Aslında yüzde 9'lardan yüzde 6'lara düşmek de pek kolay değil. Şu aşamada en büyük umut, kuşku yok ki petrol fiyatlarında pek de hesapta olmayan hızlı düşüş. Ama unutmamak gerekir, petrol fiyatlarındaki düşüş, akaryakıt fiyatlarına aynı ölçüde yansımayacaktır. Böyle bir yansıma gerçekleşirse, bu sefer de dolaylı vergilerdeki kayıptan dolayı maliye politikası pot verecektir. Ekonomiyi bir bileşik kap gibi düşünmek durumundayız. Dolayısıyla, "Petrol fiyatları düştü, oh ne ala, enflasyon da hızla gerileyecek"  beklentisi içinde olamayız.
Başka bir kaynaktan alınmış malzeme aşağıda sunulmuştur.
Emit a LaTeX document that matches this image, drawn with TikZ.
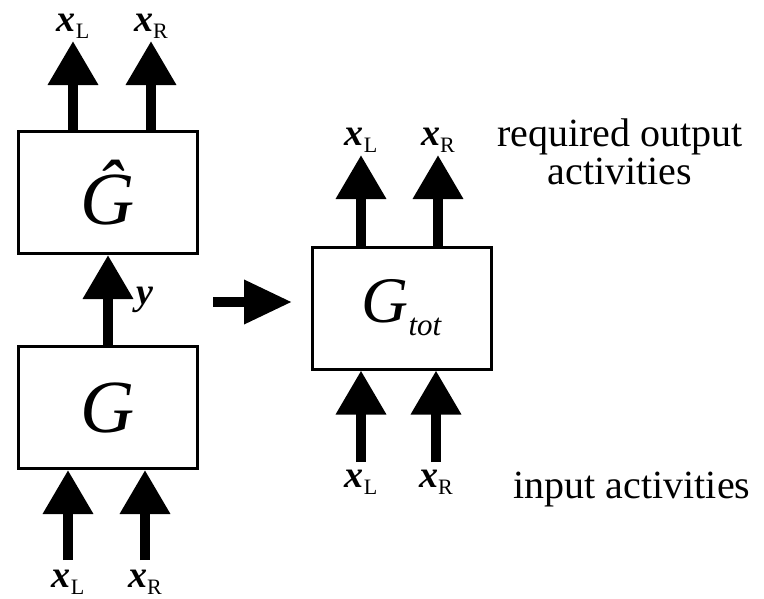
\documentclass[tikz,border=0pt]{standalone}
\usepackage{fontspec}
\setmainfont{Liberation Serif}
\usetikzlibrary{arrows.meta}
\newcommand{\xsub}[1]{{\bfseries\itshape x}\raisebox{-7pt}{\fontsize{22}{22}\selectfont #1}}
\tikzset{
  blk/.style={draw,line width=3pt,minimum width=179pt,minimum height=122pt,inner sep=0pt},
  fat/.style={line width=10pt,-{Triangle[width=48pt,length=44pt]}},
  lab/.style={inner sep=2pt,font=\fontsize{38}{38}\selectfont},
  note/.style={align=center,font=\fontsize{40}{38}\selectfont}
}
\begin{document}
\begin{tikzpicture}[x=1pt,y=-1pt]
\useasboundingbox (0,0) rectangle (764,598);
% left: G followed by G-hat
\node[blk,font=\fontsize{75}{75}\selectfont\itshape] (ghat) at (108,192.5) {\^{G}};
\node[blk,font=\fontsize{75}{75}\selectfont\itshape] (g) at (108,407.5) {G};
\node[lab,anchor=south] (hL) at (73,41) {\xsub{L}};
\node[lab,anchor=south] (hR) at (151,41) {\xsub{R}};
\node[lab,anchor=north] (gL) at (68,568) {\xsub{L}};
\node[lab,anchor=north] (gR) at (145,568) {\xsub{R}};
\node[lab] (ylab) at (145,300) {\bfseries\itshape y};
\draw[fat] (ghat.north -| hL) -- (hL.south);
\draw[fat] (ghat.north -| hR) -- (hR.south);
\draw[fat] (g.north) -- (ghat.south);
\draw[fat,shorten <=8pt] (gL.north) -- (g.south -| gL);
\draw[fat,shorten <=8pt] (gR.north) -- (g.south -| gR);
% equivalent single network
\coordinate (m0) at (213,302);
\coordinate (m1) at (292,302);
\draw[line width=10pt,-{Triangle[width=42pt,length=48pt]}] (m0) -- (m1);
\node[blk,font=\fontsize{65}{65}\selectfont\itshape] (gtot) at (401.5,308)
  {G\raisebox{-13pt}{\fontsize{31}{31}\selectfont tot}};
\node[lab,anchor=south] (tL) at (361,155) {\xsub{L}};
\node[lab,anchor=south] (tR) at (438,155) {\xsub{R}};
\node[lab,anchor=north] (bL) at (361,468) {\xsub{L}};
\node[lab,anchor=north] (bR) at (436,468) {\xsub{R}};
\draw[fat] (gtot.north -| tL) -- (tL.south);
\draw[fat] (gtot.north -| tR) -- (tR.south);
\draw[fat,shorten <=6pt] (bL.north) -- (gtot.south -| bL);
\draw[fat,shorten <=6pt] (bR.north) -- (gtot.south -| bR);
\node[note] (req) at (620,152) {required output\\activities};
\node[note] (inp) at (632,490) {input activities};
\end{tikzpicture}
\end{document}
Kaldı ki, bizde enflasyonu biçimlendiren tek etken petrol değil ki... TÜFE'de gıda ve alkolsüz içeceklerin yaklaşık dörtte bir payı var. Bu yıl enflasyonun öngörülenin çok uzağında gerçekleşecek olmasında da zaten bu tüketim grubu büyük etki yaptı. Gıda ve alkolsüz içecekler grubunda kasım ayı itibariyle yıllık fiyat artışı yüzde 14.37 oldu. TÜFE'de ortaya çıkan yıllık yüzde 9.15 artışın 3.52 puanı gıda ve alkolsüz içecekler grubundan kaynaklandı. 

Varsayalım 2015'te gıda ve alkolsüz içecekler grubunda fiyat artışı yüzde 10 oldu, endeksin yaklaşık yüzde 75'ini oluşturan diğer tüm mal ve hizmetlerin fiyatı ise hiç değişmedi. Bu durumda bile TÜFE yüzde 2.5 artacaktır.

Şu durumda 2015'te tarımda üretimin ve bağlı olarak fiyatların nasıl gelişeceği sorusunun yanıtı önem kazanıyor. Elbette petrol fiyatlarının düşmesi maliyet anlamında bir avantaj sağlayacaktır. Ama tarım üretimindeki maliyette temel belirleyicinin girdi fiyatları kadar, hatta kimi üründe ondan daha fazla üretimin miktarı olduğu ortada. 

Bu yıl, tarım üretimi, özellikle bazı ürünlerde adeta hiç yoktu. Ama üretimi düşük ürünlerin neler olduğu da önemli. Bir kayısı, bir dut üretiminin düşük gerçekleşmesiyle, bir buğday üretiminin düşük gerçekleşmesi aynı kefeye konulamaz elbette. Neyse ki, buğdayda da üretimin düşük kalması durumunda devreye güçlü yapısıyla TMO giriyor. Dolayısıyla, tarımda fiyatların bir yılda nasıl olup da yüzde 15'e yakın arttığını irdelerken, ürünlerin tarladan tezgaha geliş zincirini gözden geçirmek gerekiyor. Ama bunu yaparken, bu durum sanki yeni ortaya çıkmış gibi bir yapaylık sergilemekten ya da bunu yeni fark etmiş gibi davranarak cehalet ortaya koymaktan kaçınmakta yarar bulunuyor.